A fatalities data.table is created by summing all fatalities numbers grouped by event type. The dataframe is then reordered in descending order of total fatalities.

library(ggplot2)
fatalities <- noaa[, .(FATALITIES=sum(FATALITIES)), by=EVTYPE]
fatalities <- fatalities[order(-FATALITIES)]
fatalities <- transform(fatalities, EVTYPE=reorder(EVTYPE, -FATALITIES))
g <- ggplot(fatalities[1:20], aes(EVTYPE,FATALITIES))
g + geom_bar(stat="identity", aes(fill=FATALITIES)) +
    theme_light() +
    theme(axis.text.x= element_text(angle=90, vjust=0.5, size=8)) +
    xlab("Type of events") +
    ylab("Total number of fatalities") +
    ggtitle("Total number of fatalities in the US between 1950 and 2011 by type of climate event \n (Top 20 events)")

We can see the top 3 main causes for casulaties are tornadoes, excessive heat and floods. Tornadoes are a key contributor to casulaties, being responsible for more casulaties than the next 3 type of events combined.

Next the injuries. An injuries data.table is created by summing all injuries numbers grouped by event type. The dataframe is then reordered in descending order of total injuries.

injuries <- noaa[, .(INJURIES=sum(INJURIES)), by=EVTYPE]
injuries <- injuries[order(-INJURIES)]
injuries <- transform(injuries, EVTYPE=reorder(EVTYPE, -INJURIES))
g <- ggplot(injuries[1:20], aes(EVTYPE,INJURIES))
g + geom_bar(stat="identity", aes(fill=INJURIES)) +
    theme_light() +
    theme(axis.text.x= element_text(angle=90, vjust=0.5, size=8)) +
    xlab("Type of events") +
    ylab("Total number of injuries") +
    ggtitle("Total number of injuries in the US between 1950 and 2011 by type of climate event \n (Top 20 events)")

We can see here that the top 3 main causes for injuries are tornadoes, thunderstorm winds, and floods. Tordano is a massive contributor, causing more injuries alone that all other top 20 types combined.

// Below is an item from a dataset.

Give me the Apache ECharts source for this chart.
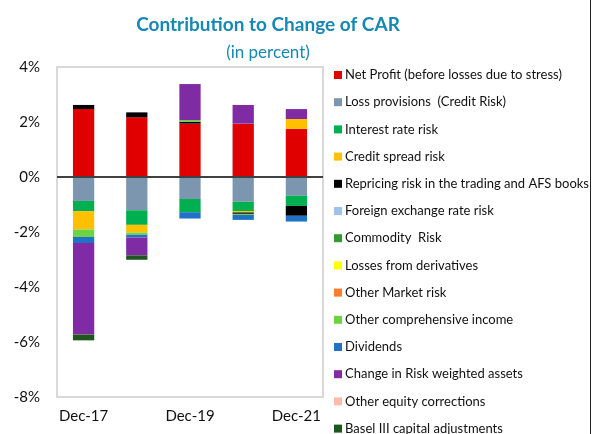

Economic effects of climate events on US population health

There are two types of economic effects on this dataset :

  • damages on properties
  • damages on crop

The figure below will show the cumulated total damages for this two types.

A new column TOTALDMGVALUE is created by summing both Properties damages value and crop damages value. The resulting data.table economic is then sorted in descending order of total damage value.

noaa[, TOTALDMGVALUE := PROPDMGVALUE + CROPDMGVALUE]
economic <- noaa[, .(TOTALDMGVALUE=sum(TOTALDMGVALUE)), by=EVTYPE]
economic[, TOTALDMGVALUEBN := TOTALDMGVALUE / 1e9]
economic <- economic[order(-TOTALDMGVALUE)]
economic <- transform(economic, EVTYPE=reorder(EVTYPE, -TOTALDMGVALUE))
g <- ggplot(economic[1:20], aes(EVTYPE,TOTALDMGVALUEBN))
g + geom_bar(stat="identity", aes(fill=TOTALDMGVALUEBN)) +
    theme_light() +
    theme(axis.text.x= element_text(angle=90, vjust=0.5, size=8)) +
    xlab("Type of events") +
    ylab("Total economic damage in $Bn") +
    labs(fill="Economic damages value") +
    ggtitle("Total economic damage in the US between 1950 and 2011 \n by type of climate event (Top 20 events)")

This time we can see that tornadoes are only the 3rd major contributor in terms of economic damages, behind floods and hurricanes.

A strategy aiming at reducing health hazard of natural events would thus need to focus on tornadoes / winds, heat and floods prevention measures, while a strategy aiming at reducing economic impact of such events would focus on floods, typhoon and tornadoes prevention measures.